I REMEMBER reading a piece on Scottish climbing where it was mentioned that I had climbed on Ben Arthur. I was baffled for a few minutes, then I remembered - that old friend, The Cobbler.

That's the thing about the mountain, it always seems familiar and in Glasgow's backyard naturally it was favourite to those with a lust for the outdoors. The Cobbler name is obscure. In the first place it is not clear to which of the three summits it refers to. The North Peak, with its Ram's Head is seen by some to resemble a cobbler bent over his last, the ''greasaiche crom'' or crooked shoemaker. Also the Centre Peak, the highest, has a hole in the summit block, known as the Eye of the Needle, again connections with the boot trade, whilst the South Peak, known as Jean, is the long suffering but shapely Cobbler's wife.

One of the first recorded ascents was by Hugh MacDonald in 1850. He walked from Garelochhead, climbed The Cobbler, then walked back. En route he called at the Whistlefield Inn for refreshment. There were only two beverages, milk and whisky. He didn't drink milk! This may explain his recording of the event: ''. . . climbing almost on hands and knees over some swelling and precipitous acclivity; scrambling, crawling, and gliding . . . one scraggy and precipitous projection seems ready to topple over, cliffs around of immense depth and the most harsh and jagged features, while projections of knarled repulsiveness shoot out on every side . . .'' Quite an imagination! Others more reticent and daring were to follow.

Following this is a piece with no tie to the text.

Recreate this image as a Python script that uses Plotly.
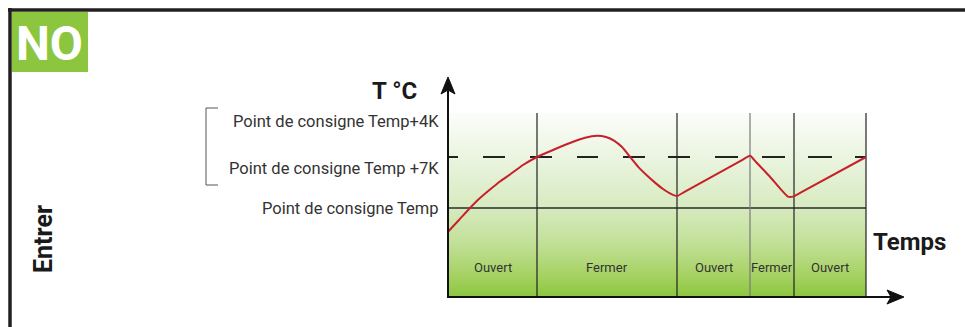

The first climbing club in Scotland took its name from this mighty-mouse mountain. The Cobbler Club was founded by Professor G G Ramsay, who later, in 1889, was the first president of the Scottish Mountaineering Club.

Giants of the pursuit followed: McLay, Naismith, Raeburn. The Junior Mountaineering Club of Scotland, members of which usually aspire to the hallowed ranks of the SMC, held its inaugural Meet under the Narnain Stone in 1926. The Narnain Stone and a clutch of other howffs higher up the corrie offer rude shelter for Cobbler climbers.

The Cobbler became the working man's or rather the non-working man's mountain for this was a time of depression when climbers from Clydeside regularly ''padded'' to the mountain as if on pilgrimage, many following the West Highland rail track. Bob Grieve, later Sir Robert Grieve, was one. So was Jock Nimlin, a brilliant rocksmith, a crane driver, who on a good day could see his beloved Cobbler from his crane.

The ascent to the howffs of the Narnain Stone, or those higher in the corrie, was the finale to a long walk, or, if the weather was bad, the caves in Glen Loin beckoned. Bruce's Cave was the most popular and often it rang with songs from round a campfire.

The Cobbler was Jock Nimlin's mountain and he pioneered many of the routes. Probably the most popular was the Recess Route on the North Peak which he climbed in 1933. Part of it had been climbed by that pundit, Raeburn, in 1904 - an important feat and never properly recognised. Jock climbed it directly from below, completing the route, and later made the first winter ascent which was an amazing pre-war achievement. It is unusual to get really good winter conditions on the Cobbler, it's a bit too stunted for that plus the fact that the salty fingers of Loch Long and Loch Fyne are close by. However the traverse of Jean, the south peak, can give a crampon-biting day when you get it right.

For years Ben Humble was the top sales rep of the Cobbler, his favourite mountain, the centre piece of the ''Arrochar Alps'' as he liked to call them. From his house in Arrochar he was a regular visitor toiling up the side of the Buttermilk Burn to have the mountain suddenly revealed when he crested the slope. Ben (the enthusiast) at any moment could generate Cobbler enthusiasm on a par with the Tartan Army. He once told me: ''I would have resolved to climb one of the other peaks of the Arrochar Alps on a given day, but for some inexplicable reason my climbing boots always seemed to take me up the Cobbler . . .''

The post-war era, the time of the motor bike and the 210 Primus, that great brewmaster, was probably the most productive for new routes and one saw the dedicated few hanging each weekend from its minuscule mica-schist rugosities. The Creagh Dhu Club were most active, especially John Cunningham and Bill Smith.

The Cobbler was never big with English climbers. Probably they felt that the longer climbs to the north in Glencoe and Ben Nevis made their sorties north more productive. Few new routes have been done other than by indigenous Scots. Also the wrinkles which pass as Cobbler holds require nerve and experience to manipulate and when lichen-coated mica-schist is wet it can be knee-shaking! Every west coast climber, especially those who cut their clinkers and Tricounis on this elegant mountain has a soft spot for it. It's like a girlfriend who's never aged.